§ TASK TO COMPLETE
Write out the material exactly, leaving every picture behind.

------------------------

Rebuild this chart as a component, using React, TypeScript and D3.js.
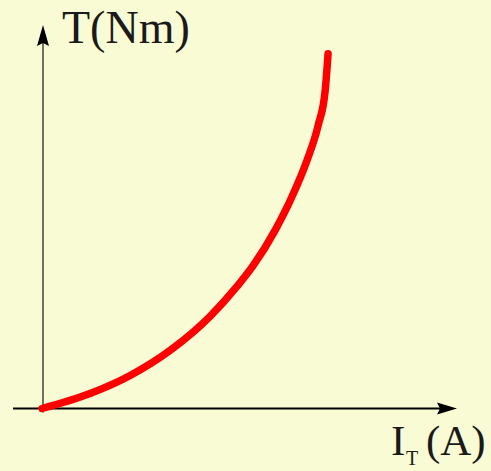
import React from "react";
import * as d3 from "d3";

// Curve data (arbitrary units)
const currentI = [0, 1.16, 2.13, 3.09, 4.06, 4.71, 5.1, 5.63, 6.04, 6.4, 6.67, 6.84, 6.91];
const torqueT = [0, 0.39, 0.86, 1.51, 2.4, 3.18, 3.72, 4.64, 5.52, 6.46, 7.37, 8.28, 9.24];
const yAxisLabel = "T(Nm)";
const xAxisLabelMain = "I";
const xAxisLabelSub = "T";
const xAxisLabelTail = "(A)";

const W = 491;
const H = 471;

export default function App() {
  const x = d3.scaleLinear().domain([0, 10]).range([42, 456]);
  const y = d3.scaleLinear().domain([0, 10]).range([408.5, 24.5]);
  const pts: [number, number][] = currentI.map((v, i) => [v, torqueT[i]]);
  const line = d3
    .line<[number, number]>()
    .x((d) => x(d[0]))
    .y((d) => y(d[1]))
    .curve(d3.curveMonotoneX);

  const ox = 43;
  const oy = y(0);
  const yTop = 25;
  const xRight = 457;

  return (
    <svg
      width={W}
      height={H}
      style={{ position: "absolute", left: 0, top: 0, display: "block" }}
      fontFamily="'Liberation Serif', 'DejaVu Serif', serif"
    >
      <rect x={0} y={0} width={W} height={H} fill="#f8fbd3" />
      {/* vertical axis */}
      <line x1={ox} y1={oy + 4} x2={ox} y2={yTop + 16} stroke="#6f6f62" strokeWidth={2} />
      <path
        d={`M${ox},${yTop} L${ox + 6},${yTop + 21} L${ox},${yTop + 18} L${ox - 6},${yTop + 21} Z`}
        fill="#000"
      />
      {/* horizontal axis */}
      <line x1={13} y1={oy} x2={xRight - 16} y2={oy} stroke="#000" strokeWidth={2} />
      <path
        d={`M${xRight},${oy} L${xRight - 20},${oy - 6} L${xRight - 17},${oy} L${xRight - 20},${oy + 6} Z`}
        fill="#000"
      />
      {/* curve */}
      <path
        d={line(pts) || ""}
        fill="none"
        stroke="#ff0000"
        strokeWidth={7.5}
        strokeLinecap="round"
        strokeLinejoin="round"
      />
      {/* labels */}
      <text x={62} y={43} fontSize={46} fill="#1a1a1a">
        {yAxisLabel}
      </text>
      <text x={391} y={455} fontSize={43} fill="#1a1a1a">
        {xAxisLabelMain}
      </text>
      <text x={406} y={465} fontSize={20} fill="#1a1a1a">
        {xAxisLabelSub}
      </text>
      <text x={426} y={455} fontSize={43} fill="#1a1a1a">
        {xAxisLabelTail}
      </text>
    </svg>
  );
}
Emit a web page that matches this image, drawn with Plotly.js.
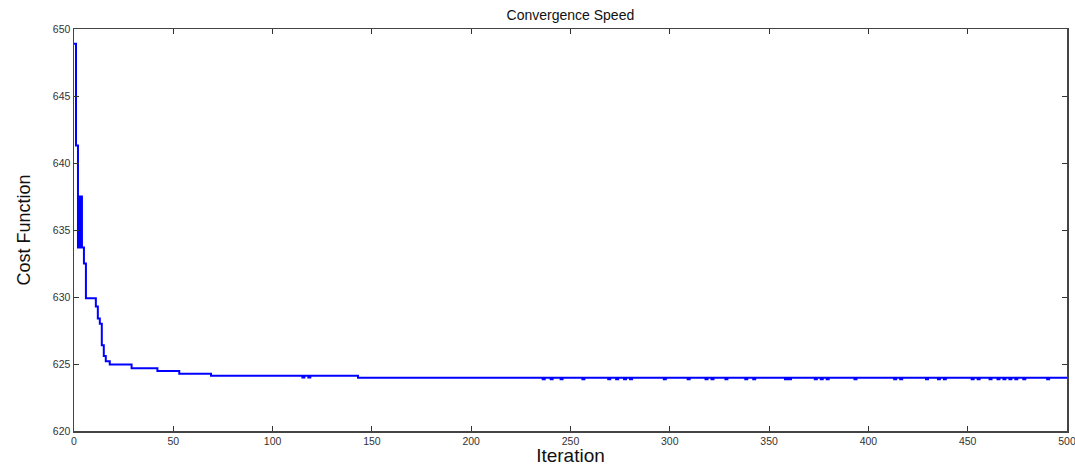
<!DOCTYPE html>
<html>
<head>
<meta charset="utf-8">
<script src="https://cdn.plot.ly/plotly-3.0.1.min.js"></script>
<style>
  html, body { margin: 0; padding: 0; background: #ffffff; }
  #chart { width: 1075px; height: 466px; }
</style>
</head>
<body>
<div id="chart"></div>
<script>
// Iteration numbers where the cost changes (step-after / "hv" line)
const iterations = [
  0, 1, 2, 3, 4, 5, 6, 11, 12, 13, 14, 15, 16, 18, 29, 42, 53, 69,
  115, 116, 118, 119, 143,
  236, 237, 240, 241, 245, 246, 256, 257, 269, 270, 273, 274, 277, 278, 280, 281,
  297, 298, 309, 310, 318, 319, 321, 322, 328, 329, 338, 339, 342, 343,
  358, 359, 360, 361, 373, 374, 376, 377, 379, 380, 393, 394,
  413, 414, 416, 417, 429, 430, 435, 436, 438, 439, 452, 453, 455, 456,
  461, 462, 465, 466, 468, 469, 471, 472, 474, 475, 478, 479, 490, 491,
  500
];
// Cost function values
const cost = [
  648.9, 641.3, 633.7, 637.5, 633.7, 632.5, 629.9, 629.3, 628.4, 628.0, 626.4, 625.6, 625.2, 624.97, 624.68, 624.48, 624.28, 624.12,
  624.0, 624.12, 624.0, 624.12, 623.97,
  623.87, 623.97, 623.87, 623.97, 623.87, 623.97, 623.87, 623.97, 623.87, 623.97, 623.87, 623.97, 623.87, 623.97, 623.87, 623.97,
  623.87, 623.97, 623.87, 623.97, 623.87, 623.97, 623.87, 623.97, 623.87, 623.97, 623.87, 623.97, 623.87, 623.97,
  623.87, 623.97, 623.87, 623.97, 623.87, 623.97, 623.87, 623.97, 623.87, 623.97, 623.87, 623.97,
  623.87, 623.97, 623.87, 623.97, 623.87, 623.97, 623.87, 623.97, 623.87, 623.97, 623.87, 623.97, 623.87, 623.97,
  623.87, 623.97, 623.87, 623.97, 623.87, 623.97, 623.87, 623.97, 623.87, 623.97, 623.87, 623.97, 623.87, 623.97,
  623.97
];
const xTicks = [0, 50, 100, 150, 200, 250, 300, 350, 400, 450, 500];
const yTicks = [620, 625, 630, 635, 640, 645, 650];

const trace = {
  x: iterations,
  y: cost,
  type: 'scatter',
  mode: 'lines',
  line: { color: '#0000ff', width: 2, shape: 'hv' },
  cliponaxis: false,
  hoverinfo: 'x+y'
};

const axisCommon = {
  showgrid: false,
  zeroline: false,
  showline: true,
  linecolor: '#444444',
  linewidth: 1.5,
  mirror: 'ticks',
  ticks: 'inside',
  ticklen: 5,
  tickwidth: 1,
  tickcolor: '#333333',
  ticklabeloverflow: 'allow',
  tickfont: { family: 'Liberation Sans, Arial, sans-serif', size: 10.5, color: '#333333' }
};

const layout = {
  width: 1075,
  height: 466,
  margin: { l: 74, r: 8, t: 29, b: 35 },
  paper_bgcolor: '#ffffff',
  plot_bgcolor: '#ffffff',
  showlegend: false,
  title: {
    text: 'Convergence Speed',
    font: { family: 'Liberation Sans, Arial, sans-serif', size: 14, color: '#111111' },
    x: 0.5306, xanchor: 'center', xref: 'container',
    y: 0.968, yanchor: 'middle', yref: 'container'
  },
  xaxis: Object.assign({}, axisCommon, {
    range: [0, 500],
    tickvals: xTicks,
    ticktext: xTicks.map(String),
    title: {
      text: 'Iteration',
      font: { family: 'Liberation Sans, Arial, sans-serif', size: 19, color: '#111111' },
      standoff: 4
    },
    automargin: false
  }),
  yaxis: Object.assign({}, axisCommon, {
    range: [620, 650],
    tickvals: yTicks,
    ticktext: yTicks.map(String),
    title: {
      text: 'Cost Function',
      font: { family: 'Liberation Sans, Arial, sans-serif', size: 18, color: '#111111' },
      standoff: 17
    },
    automargin: false
  })
};

Plotly.newPlot('chart', [trace], layout, { staticPlot: true, displayModeBar: false });
</script>
</body>
</html>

------------------------

§ SOLUTION TO THE PROBLEM
Rebuild this chart as a component, using React, TypeScript and D3.js.
import React from "react";
import * as d3 from "d3";

// Curve data (arbitrary units)
const currentI = [0, 1.16, 2.13, 3.09, 4.06, 4.71, 5.1, 5.63, 6.04, 6.4, 6.67, 6.84, 6.91];
const torqueT = [0, 0.39, 0.86, 1.51, 2.4, 3.18, 3.72, 4.64, 5.52, 6.46, 7.37, 8.28, 9.24];
const yAxisLabel = "T(Nm)";
const xAxisLabelMain = "I";
const xAxisLabelSub = "T";
const xAxisLabelTail = "(A)";

const W = 491;
const H = 471;

export default function App() {
  const x = d3.scaleLinear().domain([0, 10]).range([42, 456]);
  const y = d3.scaleLinear().domain([0, 10]).range([408.5, 24.5]);
  const pts: [number, number][] = currentI.map((v, i) => [v, torqueT[i]]);
  const line = d3
    .line<[number, number]>()
    .x((d) => x(d[0]))
    .y((d) => y(d[1]))
    .curve(d3.curveMonotoneX);

  const ox = 43;
  const oy = y(0);
  const yTop = 25;
  const xRight = 457;

  return (
    <svg
      width={W}
      height={H}
      style={{ position: "absolute", left: 0, top: 0, display: "block" }}
      fontFamily="'Liberation Serif', 'DejaVu Serif', serif"
    >
      <rect x={0} y={0} width={W} height={H} fill="#f8fbd3" />
      {/* vertical axis */}
      <line x1={ox} y1={oy + 4} x2={ox} y2={yTop + 16} stroke="#6f6f62" strokeWidth={2} />
      <path
        d={`M${ox},${yTop} L${ox + 6},${yTop + 21} L${ox},${yTop + 18} L${ox - 6},${yTop + 21} Z`}
        fill="#000"
      />
      {/* horizontal axis */}
      <line x1={13} y1={oy} x2={xRight - 16} y2={oy} stroke="#000" strokeWidth={2} />
      <path
        d={`M${xRight},${oy} L${xRight - 20},${oy - 6} L${xRight - 17},${oy} L${xRight - 20},${oy + 6} Z`}
        fill="#000"
      />
      {/* curve */}
      <path
        d={line(pts) || ""}
        fill="none"
        stroke="#ff0000"
        strokeWidth={7.5}
        strokeLinecap="round"
        strokeLinejoin="round"
      />
      {/* labels */}
      <text x={62} y={43} fontSize={46} fill="#1a1a1a">
        {yAxisLabel}
      </text>
      <text x={391} y={455} fontSize={43} fill="#1a1a1a">
        {xAxisLabelMain}
      </text>
      <text x={406} y={465} fontSize={20} fill="#1a1a1a">
        {xAxisLabelSub}
      </text>
      <text x={426} y={455} fontSize={43} fill="#1a1a1a">
        {xAxisLabelTail}
      </text>
    </svg>
  );
}
Emit a web page that matches this image, drawn with Plotly.js.
<!DOCTYPE html>
<html>
<head>
<meta charset="utf-8">
<script src="https://cdn.plot.ly/plotly-3.0.1.min.js"></script>
<style>
  html, body { margin: 0; padding: 0; background: #ffffff; }
  #chart { width: 1075px; height: 466px; }
</style>
</head>
<body>
<div id="chart"></div>
<script>
// Iteration numbers where the cost changes (step-after / "hv" line)
const iterations = [
  0, 1, 2, 3, 4, 5, 6, 11, 12, 13, 14, 15, 16, 18, 29, 42, 53, 69,
  115, 116, 118, 119, 143,
  236, 237, 240, 241, 245, 246, 256, 257, 269, 270, 273, 274, 277, 278, 280, 281,
  297, 298, 309, 310, 318, 319, 321, 322, 328, 329, 338, 339, 342, 343,
  358, 359, 360, 361, 373, 374, 376, 377, 379, 380, 393, 394,
  413, 414, 416, 417, 429, 430, 435, 436, 438, 439, 452, 453, 455, 456,
  461, 462, 465, 466, 468, 469, 471, 472, 474, 475, 478, 479, 490, 491,
  500
];
// Cost function values
const cost = [
  648.9, 641.3, 633.7, 637.5, 633.7, 632.5, 629.9, 629.3, 628.4, 628.0, 626.4, 625.6, 625.2, 624.97, 624.68, 624.48, 624.28, 624.12,
  624.0, 624.12, 624.0, 624.12, 623.97,
  623.87, 623.97, 623.87, 623.97, 623.87, 623.97, 623.87, 623.97, 623.87, 623.97, 623.87, 623.97, 623.87, 623.97, 623.87, 623.97,
  623.87, 623.97, 623.87, 623.97, 623.87, 623.97, 623.87, 623.97, 623.87, 623.97, 623.87, 623.97, 623.87, 623.97,
  623.87, 623.97, 623.87, 623.97, 623.87, 623.97, 623.87, 623.97, 623.87, 623.97, 623.87, 623.97,
  623.87, 623.97, 623.87, 623.97, 623.87, 623.97, 623.87, 623.97, 623.87, 623.97, 623.87, 623.97, 623.87, 623.97,
  623.87, 623.97, 623.87, 623.97, 623.87, 623.97, 623.87, 623.97, 623.87, 623.97, 623.87, 623.97, 623.87, 623.97,
  623.97
];
const xTicks = [0, 50, 100, 150, 200, 250, 300, 350, 400, 450, 500];
const yTicks = [620, 625, 630, 635, 640, 645, 650];

const trace = {
  x: iterations,
  y: cost,
  type: 'scatter',
  mode: 'lines',
  line: { color: '#0000ff', width: 2, shape: 'hv' },
  cliponaxis: false,
  hoverinfo: 'x+y'
};

const axisCommon = {
  showgrid: false,
  zeroline: false,
  showline: true,
  linecolor: '#444444',
  linewidth: 1.5,
  mirror: 'ticks',
  ticks: 'inside',
  ticklen: 5,
  tickwidth: 1,
  tickcolor: '#333333',
  ticklabeloverflow: 'allow',
  tickfont: { family: 'Liberation Sans, Arial, sans-serif', size: 10.5, color: '#333333' }
};

const layout = {
  width: 1075,
  height: 466,
  margin: { l: 74, r: 8, t: 29, b: 35 },
  paper_bgcolor: '#ffffff',
  plot_bgcolor: '#ffffff',
  showlegend: false,
  title: {
    text: 'Convergence Speed',
    font: { family: 'Liberation Sans, Arial, sans-serif', size: 14, color: '#111111' },
    x: 0.5306, xanchor: 'center', xref: 'container',
    y: 0.968, yanchor: 'middle', yref: 'container'
  },
  xaxis: Object.assign({}, axisCommon, {
    range: [0, 500],
    tickvals: xTicks,
    ticktext: xTicks.map(String),
    title: {
      text: 'Iteration',
      font: { family: 'Liberation Sans, Arial, sans-serif', size: 19, color: '#111111' },
      standoff: 4
    },
    automargin: false
  }),
  yaxis: Object.assign({}, axisCommon, {
    range: [620, 650],
    tickvals: yTicks,
    ticktext: yTicks.map(String),
    title: {
      text: 'Cost Function',
      font: { family: 'Liberation Sans, Arial, sans-serif', size: 18, color: '#111111' },
      standoff: 17
    },
    automargin: false
  })
};

Plotly.newPlot('chart', [trace], layout, { staticPlot: true, displayModeBar: false });
</script>
</body>
</html>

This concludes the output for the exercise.